BANGKOK, Thailand -- In the eyes of Myanmar's military rulers, everyone is a potential enemy. Even foreign aid workers.

As the international community waits to deliver desperately needed aid to Myanmar's cyclone survivors, it is getting a lesson in the mind-set of the country's military rulers: reclusive, xenophobic generals who despise the Western world.

Six days after Cyclone Nargis slammed into Myanmar's western coast, killing more than 22,000 people, the impoverished country's needs remain enormous. After initially pleading for urgent help, the junta now seems in no rush to welcome it.

"The military regime is extraordinarily xenophobic. They are afraid of everything," said Sean Turnell, a Myanmar expert at Australia's Macquarie University.

Among the junta's fears are internal uprisings, a U.S. invasion, globalization and its capacity to dilute traditional Burmese culture. In the aftermath of Saturday's cyclone, the junta appears to be afraid of losing face with its people.

"If they can't handle the situation and they let Westerners come in with helicopters, this will demonstrate to their own people the shortcomings of the military," Turnell said. "They are more concerned with control and maintaining an omniscience in front of their people than saving lives."

Myanmar's Foreign Ministry said in a statement Friday that it wants relief supplies but not foreign aid workers in the country. It said the government "is not yet ready" to receive foreign rescue workers or journalists and was capable of delivering emergency aid "with its own labor to the affected areas."

After days of stalling, the junta gave clearance Thursday for the first major international airlifts carrying aid to cyclone survivors. But it was not allowing U.S. military planes to fly in critical relief and continued to withhold visas for several U.N. teams seeking entry, said Richard Horsey, a U.N. spokesman in neighboring Thailand.

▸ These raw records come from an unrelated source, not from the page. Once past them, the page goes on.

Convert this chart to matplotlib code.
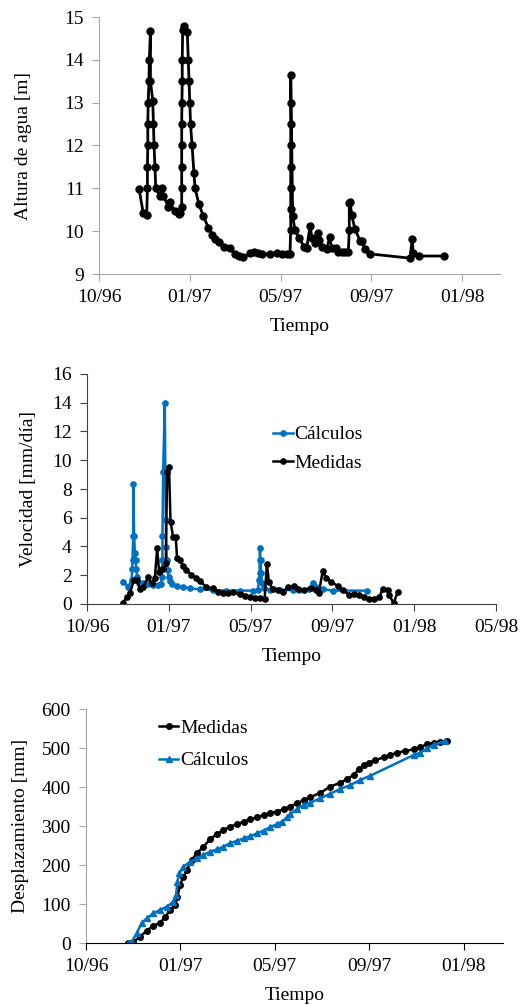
import matplotlib
matplotlib.use("Agg")
import matplotlib.pyplot as plt

plt.rcParams["font.family"] = ["Liberation Serif", "DejaVu Serif"]
plt.rcParams["font.size"] = 14

# Time axis: days since 1996-10-01, ticks every 120 days
tick_days = [0, 120, 240, 360, 480, 600]
tick_labels = ["10/96", "01/97", "05/97", "09/97", "01/98", "05/98"]

# Water level (Altura de agua [m])
altura_dias = [53, 58.5, 63, 64, 64, 64.5, 64.5, 65, 66, 66.5, 68, 68, 71, 72, 72.7, 74, 75,
               80.6, 83.7, 85, 91.6, 93.8, 100.4, 105.7, 107, 109.3, 109.3, 109.3, 109.3,
               109.3, 109.6, 110, 110, 110.6, 112.3, 116.7, 118, 119, 120, 121, 123, 125.5,
               127, 132, 138, 144.5, 150, 153, 158, 165, 173, 180, 185.5, 190.7, 199.6, 205,
               210.5, 215, 226, 235, 241.5, 248, 252.4, 253.4, 253.4, 253.4, 253.4, 253.4,
               253.4, 253.4, 253.4, 256, 259, 264.7, 271, 274.5, 279, 281.5, 285.5, 290,
               291, 294.7, 301, 305, 307.5, 313, 316, 320.7, 325, 329.5, 330.8, 330.8, 331.7,
               334, 338.3, 345, 347, 351.5, 358, 411, 414, 415.4, 423, 456]
altura_m = [10.98, 10.42, 10.38, 11.0, 11.5, 12.0, 12.5, 13.0, 13.5, 14.0, 14.67, 13.5, 13.05,
            12.5, 12.0, 11.5, 11.0, 10.83, 11.0, 10.83, 10.57, 10.67, 10.46, 10.4, 10.42,
            10.57, 11.0, 11.5, 12.0, 12.5, 13.0, 13.5, 14.0, 14.7, 14.79, 14.65, 14.0, 13.5,
            13.0, 12.5, 12.0, 11.35, 11.0, 10.63, 10.35, 10.08, 9.91, 9.81, 9.74, 9.64, 9.6,
            9.47, 9.42, 9.39, 9.48, 9.52, 9.5, 9.47, 9.46, 9.48, 9.46, 9.46, 9.46, 10.03,
            10.51, 11.0, 11.5, 12.0, 12.5, 13.0, 13.65, 10.35, 10.03, 9.83, 9.64, 9.6, 10.12,
            9.84, 9.72, 9.95, 9.8, 9.64, 9.58, 9.87, 9.6, 9.6, 9.52, 9.51, 9.51, 9.51, 10.03,
            10.65, 10.69, 10.38, 10.04, 9.78, 9.78, 9.58, 9.47, 9.37, 9.81, 9.48, 9.42, 9.42]

# Velocity (Velocidad [mm/dia])
vel_calc_dias = [53.2, 60.5, 65.4, 66.3, 66.8, 67.8, 67.8, 69.2, 70.2, 71.2, 72.2, 73.6, 76.5,
                 82.4, 89.8, 97, 104.3, 108.3, 109.8, 110.7, 110.7, 111.7, 114.1, 115.1,
                 115.6, 116.1, 117.1, 118.1, 119.6, 121.5, 125.4, 131.3, 140.9, 150.7, 165.4,
                 184.8, 204.4, 223.9, 243.4, 250.7, 252.2, 253.2, 253.2, 253.7, 254.6, 255.6,
                 256.6, 259, 267.8, 282.4, 301.9, 311.7, 326.3, 331.2, 336.1, 345.8, 360.4,
                 410.2]
vel_calc = [1.55, 1.2, 1.67, 2.41, 3.06, 4.73, 8.35, 4.73, 3.57, 3.06, 2.41, 1.9, 1.48, 1.48,
            1.39, 1.32, 1.3, 1.39, 1.9, 3.06, 4.73, 9.18, 13.96, 8.16, 5.84, 3.99, 3.06, 2.37,
            1.9, 1.62, 1.39, 1.25, 1.16, 1.09, 1.02, 0.97, 0.93, 0.93, 0.93, 0.97, 1.67, 2.13,
            3.06, 3.87, 3.06, 2.13, 1.44, 1.09, 0.97, 0.97, 0.97, 0.97, 1.02, 1.44, 1.2, 1.02,
            0.93, 0.93]
vel_med_dias = [52.2, 58.1, 62.9, 68.8, 72.7, 77.6, 82.4, 89.8, 94.7, 99.5, 102.9, 105.8, 109.3,
                111.7, 115.6, 117.5, 120.4, 122.5, 126.3, 130.2, 132.1, 136.1, 140.9, 145.9,
                153.2, 160.5, 165.4, 175.2, 184.8, 192.2, 199.5, 206.8, 214.1, 223.9, 231.2,
                238.5, 245.9, 253.2, 260.5, 263.9, 266.8, 272.6, 280, 287.3, 294.6, 304.4,
                309.2, 319, 328.8, 336.1, 340, 345.8, 350.8, 358.1, 367.8, 375.1, 384.9, 392.2,
                399.5, 406.8, 414.1, 421.5, 428.8, 433.6, 440.9, 443.4, 449.7, 455.6]
vel_med = [0.05, 0.47, 0.74, 1.67, 1.67, 1.07, 1.2, 1.86, 1.44, 1.79, 3.87, 2.25, 2.41, 2.41,
           2.83, 9.2, 9.51, 5.73, 4.68, 4.68, 3.18, 3.06, 2.64, 2.37, 2.02, 1.79, 1.62, 1.16,
           1.09, 0.86, 0.74, 0.74, 0.81, 0.67, 0.58, 0.51, 0.44, 0.39, 0.33, 2.78, 1.55, 1.02,
           0.97, 0.86, 1.16, 1.25, 1.02, 0.97, 1.09, 0.97, 0.74, 2.3, 1.79, 1.55, 1.25, 0.97,
           0.63, 0.67, 0.63, 0.47, 0.33, 0.35, 0.47, 1.02, 0.97, 0.63, 0.05, 0.81]

# Displacement (Desplazamiento [mm])
desp_med_dias = [53.8, 60.2, 68.7, 77.2, 85.7, 94.2, 100.5, 106.9, 113.3, 116.2, 119.6, 123.8,
                 128.1, 134.5, 140.9, 149.3, 157.8, 166.3, 174.7, 183.2, 191.8, 200.2, 208.7,
                 217.2, 225.6, 234.1, 242.7, 251.1, 259.6, 268.1, 276.5, 285, 297.8, 310.5,
                 323.2, 331.7, 340.2, 346.6, 352.9, 359.3, 367.8, 378.3, 386.8, 395.4, 405.9,
                 416.5, 425, 433.5, 441.9, 450.5, 459]
desp_med = [0, 3, 16, 32, 44, 52, 66, 85, 97, 119, 149, 170, 187, 213, 230, 247, 266, 279, 290,
            298, 305, 311, 317, 322, 328, 333, 337, 343, 350, 358, 366, 374, 385, 401, 411, 420,
            431, 445, 456, 462, 469, 476, 482, 488, 492, 497, 503, 509, 514, 516, 519]
desp_calc_dias = [53.8, 58.1, 64.5, 70.9, 77.2, 85.7, 94.2, 102.7, 111.1, 114.5, 116.2, 118.8,
                  123.8, 132.3, 140.9, 149.3, 157.8, 166.3, 174.7, 183.2, 191.8, 200.2, 208.7,
                  217.2, 225.6, 234.1, 242.7, 249, 255.4, 259.6, 268.1, 276.5, 285, 297.8,
                  310.5, 323.2, 336, 348.7, 361.4, 416.5, 425, 433.5, 441.9, 456.8]
desp_calc = [0, 3, 25, 52, 63, 76, 85, 93, 106, 123, 157, 179, 196, 208, 217, 226, 234, 240,
             247, 256, 262, 268, 274, 281, 288, 297, 305, 311, 322, 330, 343, 354, 360, 371,
             383, 395, 405, 418, 429, 482, 488, 499, 508, 518]

AZUL = "#0070C0"
GRIS = "#A6A6A6"

fig = plt.figure(figsize=(5.2, 10.05), dpi=100)


def px_axes(left, top, right, bottom):
    W, H = 520, 1005
    return fig.add_axes([left / W, 1 - bottom / H, (right - left) / W, (bottom - top) / H])


def style(ax, xcol, ycol, xmax):
    for s in ["top", "right"]:
        ax.spines[s].set_visible(False)
    ax.spines["bottom"].set_color(xcol)
    ax.spines["left"].set_color(ycol)
    ax.tick_params(axis="x", colors=xcol, length=5, pad=6, labelcolor="black")
    ax.tick_params(axis="y", colors=ycol, length=5, pad=6, labelcolor="black")
    ticks = [t for t in tick_days if t <= xmax]
    ax.set_xticks(ticks)
    ax.set_xticklabels(tick_labels[: len(ticks)])
    ax.set_xlim(0, xmax)
    ax.set_xlabel("Tiempo", labelpad=8.5)


# Plot 1
ax1 = px_axes(99, 17, 500, 274)
ax1.plot(altura_dias, altura_m, "-o", color="black", lw=2, ms=5, clip_on=False)
ax1.set_ylim(9, 15)
ax1.set_yticks(range(9, 16))
ax1.set_ylabel("Altura de agua [m]")
style(ax1, GRIS, GRIS, 530)
ax1.yaxis.set_label_coords(-0.167, 0.5)

# Plot 2
ax2 = px_axes(87, 374, 496, 604)
ax2.plot(vel_calc_dias, vel_calc, "-o", color=AZUL, lw=1.8, ms=3.8, label="Cálculos")
ax2.plot(vel_med_dias, vel_med, "-o", color="black", lw=1.8, ms=3.8, label="Medidas")
ax2.set_ylim(0, 16)
ax2.set_yticks(range(0, 17, 2))
ax2.set_ylabel("Velocidad [mm/día]")
style(ax2, "#404040", "#404040", 600)
ax2.yaxis.set_label_coords(-0.122, 0.5)
ax2.legend(loc="upper left", bbox_to_anchor=(0.455, 0.775), frameon=False, borderpad=0,
           handlelength=1.0, handletextpad=0.1, labelspacing=0.55, borderaxespad=0)

# Plot 3
ax3 = px_axes(86, 709, 503, 943)
ax3.plot(desp_med_dias, desp_med, "-o", color="black", lw=1.8, ms=4, label="Medidas")
ax3.plot(desp_calc_dias, desp_calc, "-^", color=AZUL, lw=1.8, ms=4.5, label="Cálculos")
ax3.set_ylim(0, 600)
ax3.set_yticks(range(0, 601, 100))
ax3.set_ylabel("Desplazamiento [mm]")
style(ax3, "black", GRIS, 530)
ax3.yaxis.set_label_coords(-0.137, 0.5)
ax3.legend(loc="upper left", bbox_to_anchor=(0.175, 0.955), frameon=False, borderpad=0,
           handlelength=1.0, handletextpad=0.1, labelspacing=0.75, borderaxespad=0)

fig.savefig("out.png", dpi=100)
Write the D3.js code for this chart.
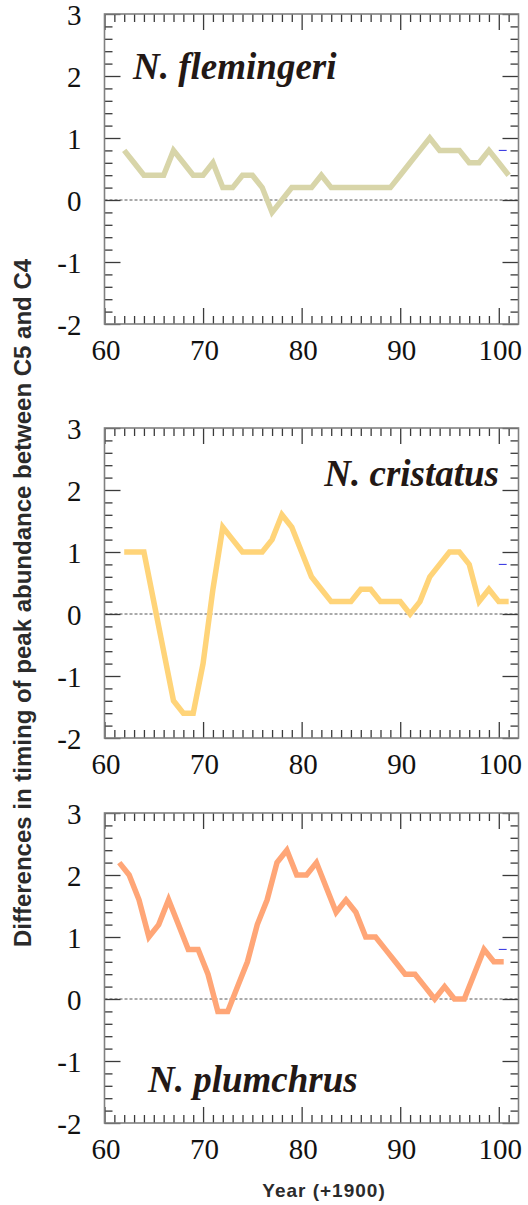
<!DOCTYPE html>
<html>
<head>
<meta charset="utf-8">
<script src="https://cdn.jsdelivr.net/npm/d3@7"></script>
<style>
  body { margin: 0; background: #fff; }
  svg { display: block; }
</style>
</head>
<body>
<svg id="chart" width="528" height="1205"></svg>
<script>
// Difference in timing of peak abundance (C5 minus C4), Neocalanus spp., 1962-2001
const years = d3.range(62, 102);                 // annual, 1962..2001
const flemingeri = [0.8, 0.6, 0.4, 0.4, 0.4, 0.8, 0.6, 0.4, 0.4, 0.6,
                    0.2, 0.2, 0.4, 0.4, 0.2, -0.2, 0.0, 0.2, 0.2, 0.2,
                    0.4, 0.2, 0.2, 0.2, 0.2, 0.2, 0.2, 0.2, 0.4, 0.6,
                    0.8, 1.0, 0.8, 0.8, 0.8, 0.6, 0.6, 0.8, 0.6, 0.4];
const cristatus = [1.0, 1.0, 1.0, 0.2, -0.6, -1.4, -1.6, -1.6, -0.8, 0.4,
                   1.4, 1.2, 1.0, 1.0, 1.0, 1.2, 1.6, 1.4, 1.0, 0.6,
                   0.4, 0.2, 0.2, 0.2, 0.4, 0.4, 0.2, 0.2, 0.2, 0.0,
                   0.2, 0.6, 0.8, 1.0, 1.0, 0.8, 0.2, 0.4, 0.2, 0.2];
const plumchrusYears = d3.range(61.5, 101, 1);   // mid-year positions
const plumchrus = [2.2, 2.0, 1.6, 1.0, 1.2, 1.6, 1.2, 0.8, 0.8, 0.4,
                   -0.2, -0.2, 0.2, 0.6, 1.2, 1.6, 2.2, 2.4, 2.0, 2.0,
                   2.2, 1.8, 1.4, 1.6, 1.4, 1.0, 1.0, 0.8, 0.6, 0.4,
                   0.4, 0.2, 0.0, 0.2, 0.0, 0.0, 0.4, 0.8, 0.6, 0.6];

const speciesNames = ["N. flemingeri", "N. cristatus", "N. plumchrus"];
const xMajorTicks = [60, 70, 80, 90, 100];
const yMajorTicks = [-2, -1, 0, 1, 2, 3];
const xMinorTicks = d3.range(61, 102).filter(v => v % 10 !== 0);
const yMinorTicks = d3.range(-9, 15).map(i => i / 5).filter(v => !Number.isInteger(v));
const markerValue = 0.8;       // short blue mark on the right edge
const markerYears = [100, 100.8];

const panels = [
  { name: speciesNames[0], xs: years, ys: flemingeri, color: "#d8d5a9", top: 14,
    label: { x: 133, y: 79, anchor: "start" } },
  { name: speciesNames[1], xs: years, ys: cristatus, color: "#ffd479", top: 428,
    label: { x: 499, y: 486, anchor: "end" } },
  { name: speciesNames[2], xs: plumchrusYears, ys: plumchrus, color: "#ffa677", top: 813,
    label: { x: 148, y: 1092, anchor: "start" } }
];

const svg = d3.select("#chart");
const panelH = 310;
const x = d3.scaleLinear().domain([60, 102]).range([104.5, 518.5]);
const left = x.range()[0], right = x.range()[1];

const serif = "'Liberation Serif', 'Times New Roman', serif";
const plainNumber = d => String(d);   // ASCII hyphen for negatives

panels.forEach(p => {
  const y = d3.scaleLinear().domain([-2, 3]).range([p.top + panelH, p.top]);
  const g = svg.append("g");
  const bottom = p.top + panelH;

  // zero reference line
  g.append("line")
    .attr("x1", left).attr("x2", right)
    .attr("y1", y(0)).attr("y2", y(0))
    .attr("stroke", "#555").attr("stroke-width", 1)
    .attr("stroke-dasharray", "3,2");

  // data line
  const line = d3.line().x(d => x(d[0])).y(d => y(d[1]));
  g.append("path")
    .datum(p.xs.map((v, i) => [v, p.ys[i]]))
    .attr("d", line)
    .attr("fill", "none")
    .attr("stroke", p.color)
    .attr("stroke-width", 5.5)
    .attr("stroke-linejoin", "miter")
    .attr("stroke-linecap", "butt");

  // small blue mark
  g.append("line")
    .attr("x1", x(markerYears[0])).attr("x2", x(markerYears[1]))
    .attr("y1", y(markerValue)).attr("y2", y(markerValue))
    .attr("stroke", "#2a2ae0").attr("stroke-width", 1);

  const styleAxis = sel => {
    sel.select(".domain").remove();
    sel.attr("font-family", serif).attr("font-size", 29);
    sel.selectAll(".tick line").attr("stroke", "#3a3a3a").attr("stroke-width", 1.3);
  };

  // bottom axis: major ticks with labels, minor ticks
  g.append("g").attr("transform", `translate(0,${bottom})`)
    .call(d3.axisBottom(x).tickValues(xMinorTicks).tickSize(-8).tickFormat(""))
    .call(styleAxis);
  const bx = g.append("g").attr("transform", `translate(0,${bottom})`)
    .call(d3.axisBottom(x).tickValues(xMajorTicks).tickSize(-16).tickFormat(plainNumber))
    .call(styleAxis);
  bx.selectAll(".tick text")
    .attr("y", 36).attr("dy", null).attr("dx", 1)
    .attr("fill", "#111")
    .style("font-family", serif).style("font-size", "29px");

  // top axis
  g.append("g").attr("transform", `translate(0,${p.top})`)
    .call(d3.axisTop(x).tickValues(xMinorTicks).tickSize(-8).tickFormat(""))
    .call(styleAxis);
  g.append("g").attr("transform", `translate(0,${p.top})`)
    .call(d3.axisTop(x).tickValues(xMajorTicks).tickSize(-16).tickFormat(""))
    .call(styleAxis);

  // left axis
  g.append("g").attr("transform", `translate(${left},0)`)
    .call(d3.axisLeft(y).tickValues(yMinorTicks).tickSize(-8).tickFormat(""))
    .call(styleAxis);
  const ly = g.append("g").attr("transform", `translate(${left},0)`)
    .call(d3.axisLeft(y).tickValues(yMajorTicks).tickSize(-16).tickPadding(23).tickFormat(plainNumber))
    .call(styleAxis);
  ly.selectAll(".tick text")
    .attr("dy", "0.35em")
    .attr("fill", "#111")
    .style("font-family", serif).style("font-size", "29px");

  // right axis
  g.append("g").attr("transform", `translate(${right},0)`)
    .call(d3.axisRight(y).tickValues(yMinorTicks).tickSize(-8).tickFormat(""))
    .call(styleAxis);
  g.append("g").attr("transform", `translate(${right},0)`)
    .call(d3.axisRight(y).tickValues(yMajorTicks).tickSize(-16).tickFormat(""))
    .call(styleAxis);

  // frame
  g.append("rect")
    .attr("x", left).attr("y", p.top)
    .attr("width", right - left).attr("height", panelH)
    .attr("fill", "none").attr("stroke", "#808080").attr("stroke-width", 1.6);

  // species name
  g.append("text")
    .attr("x", p.label.x).attr("y", p.label.y)
    .attr("text-anchor", p.label.anchor)
    .attr("fill", "#231815")
    .style("font-family", serif)
    .style("font-weight", "bold").style("font-style", "italic")
    .style("font-size", "37px")
    .text(p.name);
});

// axis titles
svg.append("text")
  .attr("transform", "translate(31,603) rotate(-90)")
  .attr("text-anchor", "middle")
  .attr("fill", "#2b2b2b")
  .style("font-family", "'Liberation Sans', Arial, sans-serif")
  .style("font-weight", "bold").style("font-size", "24px")
  .text("Differences in timing of peak abundance between C5 and C4");

svg.append("text")
  .attr("x", 324).attr("y", 1197)
  .attr("text-anchor", "middle")
  .attr("fill", "#2b2b2b")
  .style("font-family", "'Liberation Sans', Arial, sans-serif")
  .style("font-weight", "bold").style("font-size", "19px")
  .style("letter-spacing", "1px")
  .text("Year (+1900)");
</script>
</body>
</html>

A foreign military's presence in Myanmar would mark a major concession for the junta.

"They're afraid that if foreign soldiers come in they are the spearhead to overthrow the government," said Josef Silverstein, a retired Rutgers University professor who studied Myanmar for more than a half century. From the junta's perspective: "Aid workers could be carrying weapons to give to the people, they could give them ideas of how to overthrow the government."

Aid agencies say efforts to rush relief supplies to large-scale disasters are often slowed by red tape.

But Myanmar's foot dragging has a deeper, historical context.

For decades, the military regimes that have ruled Myanmar have isolated the country from the rest of the world.